Saturday 8 November 2014

IP builders

30 October 2014

I deliver my speech to some business advisors that the IPO has kindly gathered together.  I tell them that the world of commerce is like a war-zone and that they must do IP triage for the businesses they meet, until the IP attorneys can get to the scene.  I am never short of a metaphor or two, me.

I do not stretch the metaphor far enough to liken their client businesses to the walking wounded, or, as is often the case by the time they reach us, simply the wounded.  I do not mention that some of these businesses could have done with a tourniquet first, to stem the flow of ideas out into the public domain, or with a warning to check the positions of enemy IP snipers before sticking their new brand names above the trenches.  I am not completely tactless. 

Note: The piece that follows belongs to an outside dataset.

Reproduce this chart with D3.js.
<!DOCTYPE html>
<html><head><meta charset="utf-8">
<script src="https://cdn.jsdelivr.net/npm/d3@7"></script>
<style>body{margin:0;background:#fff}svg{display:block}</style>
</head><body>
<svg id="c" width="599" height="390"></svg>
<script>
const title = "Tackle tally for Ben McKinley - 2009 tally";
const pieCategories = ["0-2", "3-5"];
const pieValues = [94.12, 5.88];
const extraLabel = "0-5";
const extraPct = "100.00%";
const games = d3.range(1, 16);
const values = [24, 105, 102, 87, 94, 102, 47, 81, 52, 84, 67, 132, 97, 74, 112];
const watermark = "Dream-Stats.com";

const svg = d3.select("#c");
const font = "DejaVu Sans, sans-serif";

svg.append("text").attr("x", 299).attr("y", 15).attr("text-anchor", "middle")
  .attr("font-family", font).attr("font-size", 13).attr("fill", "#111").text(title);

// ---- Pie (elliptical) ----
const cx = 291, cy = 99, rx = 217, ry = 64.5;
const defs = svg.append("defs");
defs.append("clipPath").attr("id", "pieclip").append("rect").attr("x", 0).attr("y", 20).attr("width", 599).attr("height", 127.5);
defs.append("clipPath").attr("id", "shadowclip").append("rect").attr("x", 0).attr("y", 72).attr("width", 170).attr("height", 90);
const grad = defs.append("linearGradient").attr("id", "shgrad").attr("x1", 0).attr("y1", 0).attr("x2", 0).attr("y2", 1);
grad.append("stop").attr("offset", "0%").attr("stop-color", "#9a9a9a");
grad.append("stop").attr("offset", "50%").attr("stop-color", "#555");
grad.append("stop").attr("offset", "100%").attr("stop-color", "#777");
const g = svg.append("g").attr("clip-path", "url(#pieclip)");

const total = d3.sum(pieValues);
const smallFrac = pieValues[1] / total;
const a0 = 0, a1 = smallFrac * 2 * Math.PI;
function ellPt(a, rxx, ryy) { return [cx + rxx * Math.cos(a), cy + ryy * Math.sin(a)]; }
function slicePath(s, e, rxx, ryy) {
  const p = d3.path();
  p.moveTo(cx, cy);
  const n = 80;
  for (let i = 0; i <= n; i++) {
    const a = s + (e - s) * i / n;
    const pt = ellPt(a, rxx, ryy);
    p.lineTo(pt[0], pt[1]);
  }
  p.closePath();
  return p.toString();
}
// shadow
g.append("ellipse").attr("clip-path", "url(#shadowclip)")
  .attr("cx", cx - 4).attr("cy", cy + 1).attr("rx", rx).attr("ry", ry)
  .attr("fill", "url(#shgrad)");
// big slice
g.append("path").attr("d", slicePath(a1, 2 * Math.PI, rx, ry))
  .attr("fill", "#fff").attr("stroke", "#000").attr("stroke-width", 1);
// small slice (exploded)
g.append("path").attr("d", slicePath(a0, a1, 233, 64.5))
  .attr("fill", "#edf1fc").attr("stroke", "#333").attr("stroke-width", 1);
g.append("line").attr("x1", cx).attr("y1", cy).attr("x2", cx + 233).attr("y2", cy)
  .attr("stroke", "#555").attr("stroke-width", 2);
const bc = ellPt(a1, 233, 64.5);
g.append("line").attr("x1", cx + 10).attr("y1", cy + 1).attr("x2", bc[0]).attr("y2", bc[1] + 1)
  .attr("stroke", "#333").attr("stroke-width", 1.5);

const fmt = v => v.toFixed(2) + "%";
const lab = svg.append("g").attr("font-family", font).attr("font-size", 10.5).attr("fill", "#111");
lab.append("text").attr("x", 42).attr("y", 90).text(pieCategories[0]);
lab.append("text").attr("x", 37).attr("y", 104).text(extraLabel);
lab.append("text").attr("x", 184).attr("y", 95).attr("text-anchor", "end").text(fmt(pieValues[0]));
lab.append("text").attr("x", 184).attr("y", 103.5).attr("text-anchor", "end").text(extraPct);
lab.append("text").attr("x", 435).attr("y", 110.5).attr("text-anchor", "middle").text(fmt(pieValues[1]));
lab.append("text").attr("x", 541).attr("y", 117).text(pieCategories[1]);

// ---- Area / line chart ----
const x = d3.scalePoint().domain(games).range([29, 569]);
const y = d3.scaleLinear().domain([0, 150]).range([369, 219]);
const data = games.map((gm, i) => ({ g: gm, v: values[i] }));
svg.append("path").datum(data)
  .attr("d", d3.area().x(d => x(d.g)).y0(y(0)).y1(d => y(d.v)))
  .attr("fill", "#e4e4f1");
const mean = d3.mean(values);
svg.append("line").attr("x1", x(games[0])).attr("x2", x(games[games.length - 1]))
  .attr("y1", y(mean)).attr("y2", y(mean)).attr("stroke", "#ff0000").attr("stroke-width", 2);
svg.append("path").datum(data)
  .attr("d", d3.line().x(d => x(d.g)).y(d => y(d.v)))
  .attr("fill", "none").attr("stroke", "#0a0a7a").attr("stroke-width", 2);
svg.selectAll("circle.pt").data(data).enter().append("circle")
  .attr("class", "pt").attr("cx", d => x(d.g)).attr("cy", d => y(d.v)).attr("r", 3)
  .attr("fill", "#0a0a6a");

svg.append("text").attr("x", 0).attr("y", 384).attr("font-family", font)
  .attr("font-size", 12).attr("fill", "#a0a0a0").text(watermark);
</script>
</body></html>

One business advisor tells me she thinks there is a problem with the language we use.  Her clients do not like the idea of IP “law”, she tells me, because law is a massive turn-off for people who are not lawyers.  As you can imagine.

And I think: yes!  That is the problem!  We must put an end to our fixation with the law!  There are laws about road use and vehicles and motorists, but we do not go to lawyers to learn to drive.  We do not buy our cars from lawyers and we do not take them to lawyers to be fixed.  IP is not law; there just happen to be laws about it. 

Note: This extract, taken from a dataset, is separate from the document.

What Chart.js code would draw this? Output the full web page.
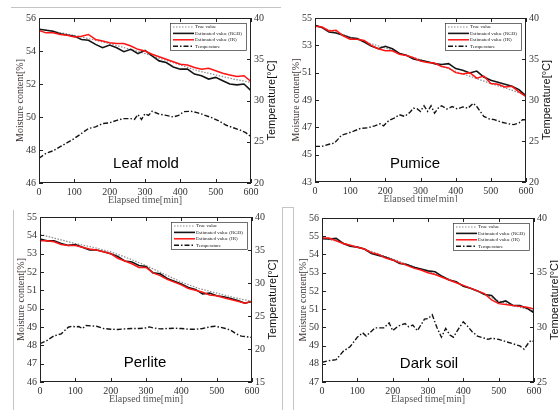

At the start of the process, I think, we are not lawyers at all.  We are scientists and engineers, who can understand our clients’ inventions and tell when they are trying to pull the wool over our eyes with gravity-defying apple pickers and statistically insignificant data (“Yes, but did you test it on anyone who wasn’t a member of your family and eight pints of cider more dilute than they should have been?”).  We are communicators, who can explain these inventions in a manner sufficiently verbose and complicated, and sufficiently short on punctuation, that barristers and judges can understand them.  And we are business strategists, who can keep the barristers and judges away from the IP for long enough for a business to make money out of it. 

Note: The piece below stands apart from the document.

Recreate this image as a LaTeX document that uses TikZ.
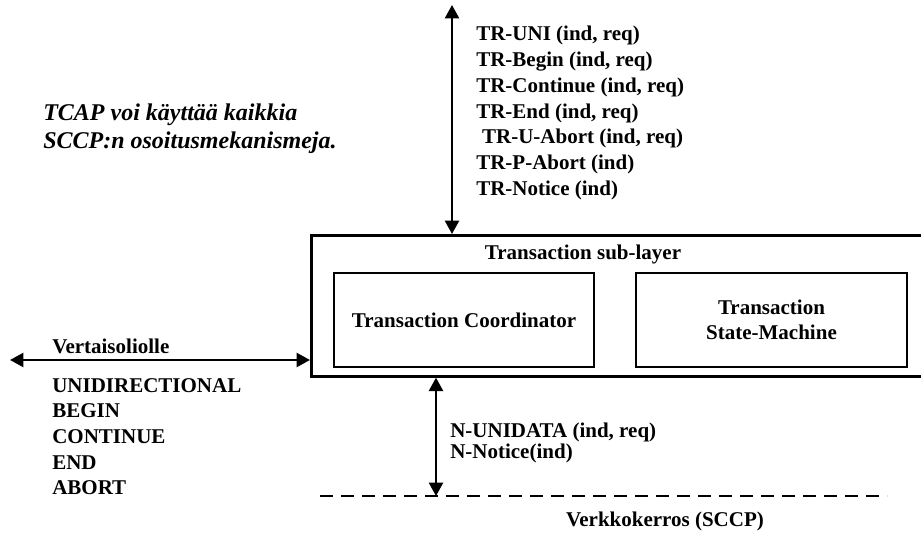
\documentclass[tikz,border=0pt]{standalone}
\usepackage{fontspec}
\setmainfont{Liberation Serif}
\usetikzlibrary{arrows.meta, positioning}

\tikzset{
  lbl/.style={font=\fontsize{15.75pt}{19.3pt}\selectfont\bfseries, inner sep=0pt, anchor=base west},
  note/.style={font=\fontsize{18pt}{21pt}\selectfont\bfseries\itshape, inner sep=0pt, anchor=base west},
  layerbox/.style={draw, line width=2pt, inner sep=0pt, anchor=north west},
  unitbox/.style={draw, line width=2pt, inner sep=0pt, align=center,
    font=\fontsize{15.75pt}{18.8pt}\selectfont\bfseries, minimum height=70.5pt},
  dbl/.style={line width=1.7pt, {Triangle[length=10pt,width=10.5pt]}-{Triangle[length=10pt,width=10.5pt]}},
  netline/.style={line width=2.2pt, dash pattern=on 9.75pt off 6pt},
}

\begin{document}
\begin{tikzpicture}[x=0.75pt, y=-0.75pt]
  \useasboundingbox (0,0) rectangle (921,535);
  \clip (0,0) rectangle (921,535);

  % huomautus
  \node[note] (note1) at (43,121) {TCAP voi käyttää kaikkia};
  \node[note] (note2) at (43,148) {SCCP:n osoitusmekanismeja.};

  % transaction sub-layer
  \node[layerbox, minimum width=480pt, minimum height=105.75pt] (layer) at (310,234) {};
  \node[lbl, anchor=base] (layername) at (583,259) {Transaction sub-layer};
  \node[unitbox, minimum width=195pt] (coord) at (464,320) {Transaction Coordinator};
  \node[unitbox, minimum width=203.25pt] (tsm) at (771.5,320) {Transaction\\State-Machine};

  % TR-primitiivit
  \coordinate (userEnd) at (452,5);
  \draw[dbl] (userEnd) -- (userEnd |- layer.north);
  \foreach \t [count=\i from 0] in {{TR-UNI (ind, req)}, {TR-Begin (ind, req)},
      {TR-Continue (ind, req)}, {TR-End (ind, req)}, {\hspace{0.28em}TR-U-Abort (ind, req)},
      {TR-P-Abort (ind)}, {TR-Notice (ind)}}
    \node[lbl] (tr\i) at (476,41+25.7*\i) {\t};

  % vertaisolio
  \coordinate (peerEnd) at (10,360);
  \draw[dbl] (peerEnd) -- (peerEnd -| layer.west);
  \node[lbl] (peer) at (52,353) {Vertaisoliolle};
  \foreach \t [count=\i from 0] in {UNIDIRECTIONAL, BEGIN, CONTINUE, END, ABORT}
    \node[lbl] (msg\i) at (52,392+25.7*\i) {\t};

  % verkkokerros
  \coordinate (netL) at (320,496);
  \coordinate (netR) at (887,496);
  \draw[netline] (netL) -- (netR);
  \coordinate (netEnd) at (436,496);
  \draw[dbl] (netEnd |- layer.south) -- (netEnd);
  \node[lbl] (nuni) at (450,437) {N-UNIDATA (ind, req)};
  \node[lbl] (nnot) at (450,458) {N-Notice(ind)};
  \node[lbl, anchor=base] (net) at (665,526) {Verkkokerros (SCCP)};
\end{tikzpicture}
\end{document}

We are not IP lawyers; we are IP builders.  We should roll up our sleeves, allow our trousers to sink to gravity-defying, anatomically-undesirable levels and arrive in hard hats, with dirty fingernails, three weeks after we promised to.  We should whistle a lot, and half-way through each claim set we should disappear for another three weeks on the pretext of collecting some statements of invention we didn’t bring with us the first time.  And then our clients would feel less intimidated.  And we might not have stopwatches and posh time-recording systems and invoices printed on parchment, but we could still charge whatever we wanted because people would just be abjectly grateful that we had come back to finish the claim set at all.